In both instances, the number of searchable documents after recovery was a fraction of the correct total of ~2 million:

  • The ElasticSearch failures are reflected in the TCS logs, as per:
    BLUE:
    2021-06-14 01:35:14.286 WARN 1 --- [ XNIO-2 task-6] s.b.a.e.ElasticsearchRestHealthIndicator : Elasticsearch health check failed

    java.net.SocketTimeoutException: 30,000 milliseconds timeout on connection http-outgoing-14 [ACTIVE]
    at org.elasticsearch.client.RestClient.extractAndWrapCause(RestClient.java:808)
    at org.elasticsearch.client.RestClient.performRequest(RestClient.java:248)
    at org.elasticsearch.client.RestClient.performRequest(RestClient.java:235)
    at org.springframework.boot.actuate.elasticsearch.ElasticsearchRestHealthIndicator.doHealthCheck(ElasticsearchRestHealthIndicator.java:60)

    GREEN:
    2021-06-14 01:35:21.984 WARN 1 --- [ XNIO-2 task-17] s.b.a.e.ElasticsearchRestHealthIndicator : Elasticsearch health check failed

    java.net.SocketTimeoutException: 30,000 milliseconds timeout on connection http-outgoing-14 [ACTIVE]
    at org.elasticsearch.client.RestClient.extractAndWrapCause(RestClient.java:808)
    at org.elasticsearch.client.RestClient.performRequest(RestClient.java:248)
    at org.elasticsearch.client.RestClient.performRequest(RestClient.java:235)
    at org.springframework.boot.actuate.elasticsearch.ElasticsearchRestHealthIndicator.doHealthCheck(ElasticsearchRestHealthIndicator.java:60)
    at org.springframework.boot.actuate.health.AbstractHealthIndicator.health(AbstractHealthIndicator.java:82)
    at org.springframework.boot.actuate.health.HealthIndicator.getHealth(HealthIndicator.java:37)
    and
    2021-06-14 06:01:21.985 WARN 1 --- [ XNIO-2 task-2] s.b.a.e.ElasticsearchRestHealthIndicator : Elasticsearch health check failed

    java.net.SocketTimeoutException: 30,000 milliseconds timeout on connection http-outgoing-17 [ACTIVE]
    at org.elasticsearch.client.RestClient.extractAndWrapCause(RestClient.java:808)
    at org.elasticsearch.client.RestClient.performRequest(RestClient.java:248)
    at org.elasticsearch.client.RestClient.performRequest(RestClient.java:235)
    at org.springframework.boot.actuate.elasticsearch.ElasticsearchRestHealthIndicator.doHealthCheck(ElasticsearchRestHealthIndicator.java:60)
    at org.springframework.boot.actuate.health.AbstractHealthIndicator.health(AbstractHealthIndicator.java:82)
    at org.springframework.boot.actuate.health.HealthIndicator.getHealth(HealthIndicator.java:37)

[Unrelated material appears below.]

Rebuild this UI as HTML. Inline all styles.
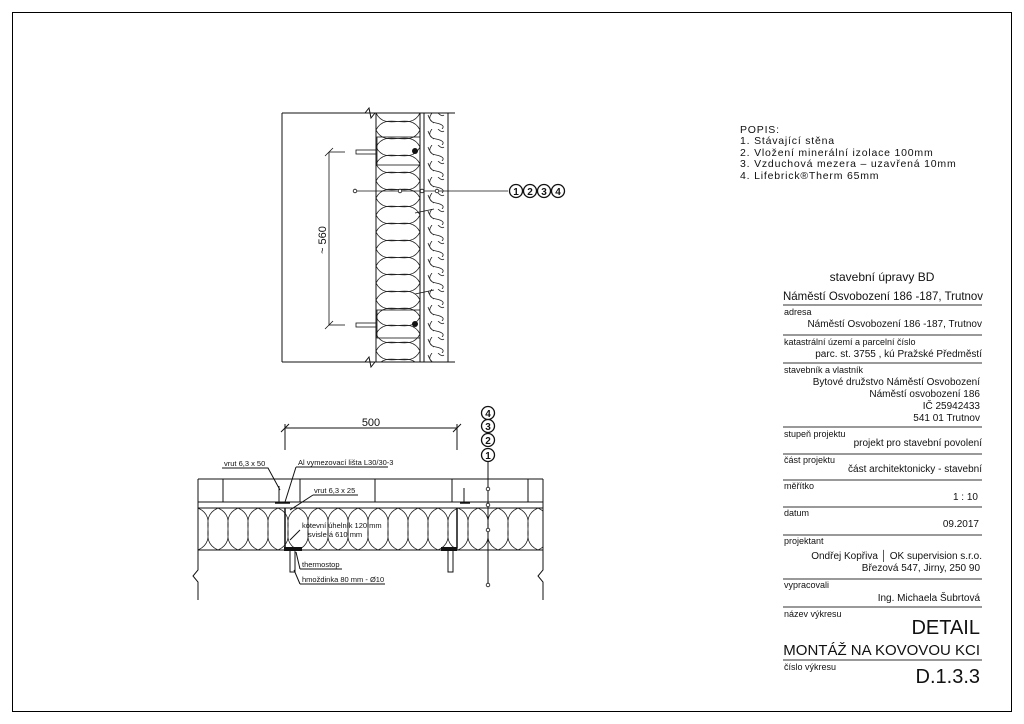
<!DOCTYPE html>
<html><head><meta charset="utf-8"><style>
html,body{margin:0;padding:0;background:#fff}
svg{display:block}
text{font-family:"Liberation Sans",sans-serif;fill:#111}
</style></head><body>
<svg width="1024" height="724" viewBox="0 0 1024 724" xmlns="http://www.w3.org/2000/svg">
<defs>
<pattern id="ih" x="198" y="508" width="20" height="42" patternUnits="userSpaceOnUse">
<path d="M0,0 C22,10 -2,32 20,42 M20,0 C-2,10 22,32 0,42" fill="none" stroke="#222" stroke-width="0.8"/>
</pattern>
<pattern id="iv" x="376" y="113" width="44" height="17" patternUnits="userSpaceOnUse">
<path d="M0,0 C10,20 34,-3 44,17 M0,17 C10,-3 34,20 44,0" fill="none" stroke="#222" stroke-width="0.8"/>
</pattern>
<pattern id="cl" x="424" y="113" width="24" height="16" patternUnits="userSpaceOnUse">
<path d="M8,0 q-6,8 4,10 q10,2 6,6 M4,2 q2,6 6,8 M14,0 q4,4 6,2" fill="none" stroke="#222" stroke-width="0.8"/>
</pattern>
</defs>
<rect x="12.5" y="12.5" width="999" height="699" fill="none" stroke="#000" stroke-width="1"/>

<!-- upper section -->
<rect x="376" y="113" width="44" height="249" fill="url(#iv)"/>
<rect x="425" y="113" width="22" height="249" fill="url(#cl)"/>
<g stroke="#111" stroke-width="1" fill="none">
<line x1="282" y1="113" x2="455" y2="113"/>
<line x1="282" y1="362" x2="455" y2="362"/>
<line x1="282" y1="113" x2="282" y2="362"/>
<path d="M365,113 l4,-5 l2,10 l4,-5" />
<path d="M365,362 l4,-5 l2,10 l4,-5" />
<line x1="376" y1="113" x2="376" y2="362"/>
<line x1="420" y1="113" x2="420" y2="362"/>
<line x1="424" y1="113" x2="424" y2="362"/>
<line x1="448" y1="113" x2="448" y2="362"/>
</g>
<g stroke="#111" stroke-width="0.8" fill="none">
<rect x="377" y="137" width="43" height="28"/>
<rect x="377" y="310" width="43" height="28"/>
<line x1="329" y1="152" x2="329" y2="325"/>
<line x1="325" y1="156" x2="333" y2="148"/>
<line x1="325" y1="329" x2="333" y2="321"/>
<line x1="329" y1="152" x2="345" y2="152"/>
<line x1="329" y1="325" x2="345" y2="325"/>
<rect x="356" y="150" width="20" height="4"/>
<rect x="356" y="323" width="20" height="4"/>
<line x1="355" y1="191" x2="508" y2="191"/>
<line x1="415" y1="213" x2="434" y2="209"/>
<line x1="415" y1="294" x2="434" y2="290"/>
</g>
<circle cx="415" cy="151" r="3" fill="#111"/>
<circle cx="415" cy="324" r="3" fill="#111"/>
<g fill="#fff" stroke="#111" stroke-width="0.8">
<circle cx="355" cy="191" r="1.8"/><circle cx="400" cy="191" r="1.8"/><circle cx="422" cy="191" r="1.8"/><circle cx="437" cy="191" r="1.8"/>
</g>
<g fill="#fff" stroke="#111" stroke-width="1.3">
<circle cx="516" cy="191" r="6.5"/><circle cx="530" cy="191" r="6.5"/><circle cx="544" cy="191" r="6.5"/><circle cx="558" cy="191" r="6.5"/>
</g>
<g font-size="10" font-weight="bold" text-anchor="middle">
<text x="516" y="195">1</text><text x="530" y="195">2</text><text x="544" y="195">3</text><text x="558" y="195">4</text>
</g>
<text x="0" y="0" font-size="11" transform="translate(326,240) rotate(-90)" text-anchor="middle">~ 560</text>

<!-- lower section -->
<rect x="198" y="508" width="345" height="42" fill="url(#ih)"/>
<g stroke="#111" stroke-width="1" fill="none">
<line x1="198" y1="479" x2="543" y2="479"/>
<line x1="198" y1="502" x2="543" y2="502"/>
<line x1="198" y1="508" x2="543" y2="508"/>
<line x1="198" y1="550" x2="543" y2="550"/>
<line x1="223" y1="479" x2="223" y2="502"/><line x1="300" y1="479" x2="300" y2="502"/>
<line x1="375" y1="479" x2="375" y2="502"/><line x1="452" y1="479" x2="452" y2="502"/>
<line x1="528" y1="479" x2="528" y2="502"/>
<path d="M198,479 V570 l-5,6 l5,6 V600"/>
<path d="M543,479 V570 l-5,6 l5,6 V600"/>
<line x1="285" y1="428" x2="457" y2="428"/>
<line x1="285" y1="424" x2="285" y2="450"/><line x1="457" y1="424" x2="457" y2="450"/>
<line x1="281" y1="432" x2="289" y2="424"/><line x1="453" y1="432" x2="461" y2="424"/>
<path d="M285,508 V548 H300" stroke-width="1.5"/>
<path d="M457,508 V548 H442" stroke-width="1.5"/>
<line x1="275" y1="503" x2="290" y2="503" stroke-width="1.5"/>
<line x1="460" y1="503" x2="470" y2="503" stroke-width="1.5"/>
<rect x="290" y="550" width="5" height="22"/>
<rect x="448" y="550" width="5" height="22"/>
<line x1="279" y1="486" x2="279" y2="502"/>
<line x1="464" y1="488" x2="464" y2="502"/>
<line x1="488" y1="462" x2="488" y2="585"/>
<path d="M222,468 H268 L280,490"/>
<path d="M296,467 H388 M296,467 L285,502"/>
<path d="M313,495 H358 M313,495 L290,510"/>
<path d="M300,530 L290,540"/>
<path d="M300,569 H342 M300,569 L296,552"/>
<path d="M300,584 H385 M300,584 L294,570"/>
</g>
<rect x="284" y="547" width="18" height="4" fill="#111"/>
<rect x="441" y="547" width="16" height="4" fill="#111"/>
<g fill="#fff" stroke="#111" stroke-width="0.8">
<circle cx="488" cy="489" r="1.8"/><circle cx="488" cy="505" r="1.8"/><circle cx="488" cy="530" r="1.8"/><circle cx="488" cy="585" r="1.8"/>
</g>
<g fill="#fff" stroke="#111" stroke-width="1.3">
<circle cx="488" cy="413" r="6.5"/><circle cx="488" cy="426" r="6.5"/><circle cx="488" cy="440" r="6.5"/><circle cx="488" cy="455" r="6.5"/>
</g>
<g font-size="10" font-weight="bold" text-anchor="middle">
<text x="488" y="417">4</text><text x="488" y="430">3</text><text x="488" y="444">2</text><text x="488" y="459">1</text>
</g>
<text x="371" y="426" font-size="11" text-anchor="middle">500</text>
<g font-size="7.5">
<text x="224" y="466">vrut 6,3 x 50</text>
<text x="298" y="465">Al vymezovací lišta L30/30-3</text>
<text x="314" y="493">vrut 6,3 x 25</text>
<text x="302" y="528">kotevní úhelník 120 mm</text>
<text x="308" y="537">svisle á 610 mm</text>
<text x="302" y="567">thermostop</text>
<text x="302" y="582">hmoždinka 80 mm - Ø10</text>
</g>

<!-- POPIS -->
<g font-size="10.5" letter-spacing="0.8">
<text x="740" y="133">POPIS:</text>
<text x="740" y="144">1. Stávající stěna</text>
<text x="740" y="156">2. Vložení minerální izolace 100mm</text>
<text x="740" y="167">3. Vzduchová mezera – uzavřená 10mm</text>
<text x="740" y="179">4. Lifebrick®Therm 65mm</text>
</g>

<!-- title block -->
<g stroke="#333" stroke-width="1">
<line x1="783" y1="305" x2="982" y2="305"/><line x1="783" y1="335" x2="982" y2="335"/>
<line x1="783" y1="363" x2="982" y2="363"/><line x1="783" y1="427" x2="982" y2="427"/>
<line x1="783" y1="454" x2="982" y2="454"/><line x1="783" y1="480" x2="982" y2="480"/>
<line x1="783" y1="507" x2="982" y2="507"/><line x1="783" y1="535" x2="982" y2="535"/>
<line x1="783" y1="579" x2="982" y2="579"/><line x1="783" y1="607" x2="982" y2="607"/>
<line x1="783" y1="660" x2="982" y2="660"/>
</g>
<g font-size="12" text-anchor="middle">
<text x="882" y="281">stavební úpravy BD</text>
<text x="883" y="300" textLength="200" lengthAdjust="spacingAndGlyphs">Náměstí Osvobození 186 -187, Trutnov</text>
</g>
<g font-size="9">
<text x="784" y="315">adresa</text>
<text x="784" y="345">katastrální území a parcelní číslo</text>
<text x="784" y="373">stavebník a vlastník</text>
<text x="784" y="437">stupeň projektu</text>
<text x="784" y="463">část projektu</text>
<text x="784" y="489">měřítko</text>
<text x="784" y="516">datum</text>
<text x="784" y="544">projektant</text>
<text x="784" y="588">vypracovali</text>
<text x="784" y="617">název výkresu</text>
<text x="784" y="670">číslo výkresu</text>
</g>
<g font-size="10" text-anchor="end">
<text x="982" y="327">Náměstí Osvobození 186 -187, Trutnov</text>
<text x="982" y="357">parc. st. 3755 , kú Pražské Předměstí</text>
<text x="980" y="385">Bytové družstvo Náměstí Osvobození</text>
<text x="980" y="397">Náměstí osvobození 186</text>
<text x="980" y="409">IČ 25942433</text>
<text x="980" y="421">541 01 Trutnov</text>
<text x="982" y="446">projekt pro stavební povolení</text>
<text x="982" y="472">část architektonicky - stavební</text>
<text x="978" y="500">1 : 10</text>
<text x="979" y="527">09.2017</text>
<text x="982" y="559">Ondřej Kopřiva │ OK supervision s.r.o.</text>
<text x="980" y="571">Březová 547, Jirny, 250 90</text>
<text x="980" y="601">Ing. Michaela Šubrtová</text>
</g>
<g text-anchor="end">
<text x="980" y="634" font-size="20">DETAIL</text>
<text x="980" y="655" font-size="15">MONTÁŽ NA KOVOVOU KCI</text>
<text x="980" y="683" font-size="20">D.1.3.3</text>
</g>
</svg>
</body></html>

  • Unfortunately there is no AWS CloudWatch logging configured for the ElasticSearch cluster. In these circumstances, it is difficult to further identify the root cause of the failure.

Action Items

Action Items

Owner

 

Action Items

Owner

 

Consider setting up error logging on the ElasticSearch cluster.

 

Consider running AutoTune for the ElasticSearch cluster in a time period covering the daily indexing sync jobs.

 

Consider automated temporary upscaling of the ElasticSearch cluster to cover the period when jobs are run to another instance type compatible with t3.medium.elasticsearch

 

 

 

 

 


Lessons Learned

  • ElasticSearch cluster logs would make it easier to assess the root-cause of failure.

  • Default ElasticSearch cluster configuration may not be entirely suitable for the indexing workload of the sync job, though it could be appropriate for general (search-heavy) usage.